Это определение Вышинского фактически предопределило путь развития советской доктрины вплоть до падения Советской власти и, что может показаться парадоксальным, спасло советскую юридическую науку от полной деградации, к которой ее вели исследования Стучек - Пашуканисов и К. Фактически Вышинский возродил в СССР одну из форм позитивизма, основанного на старом и добром буржуазном легизме, с таким блеском сформулированном небезызвестным Дж. Остином в его "Lectures on Jurisprudence". Концепция Вышинского хоть в минимальной степени, но способствовала восстановлению в СССР банальных форм законности, без которых любое общество обречено на неуправляемое, анархическое саморазложение.
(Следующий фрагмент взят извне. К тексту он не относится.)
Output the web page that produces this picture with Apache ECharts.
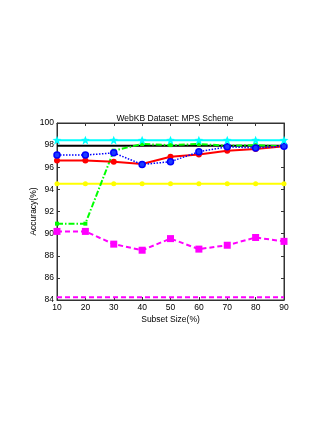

И хотя впоследствии заклинания хранить социалистическую законность стали частью повседневного советского ритуала, за которым продолжали существовать разные формы произвола, все же эти заклинания, освященные авторитетом права как такового (an sich), способствовали стабилизации правоприменительной практики в дальнейшем. Это определение сделало главное - упразднило такую злейшую форму произвола, как революционное правосознание, заменявшее советским идеологам понятие права вообще.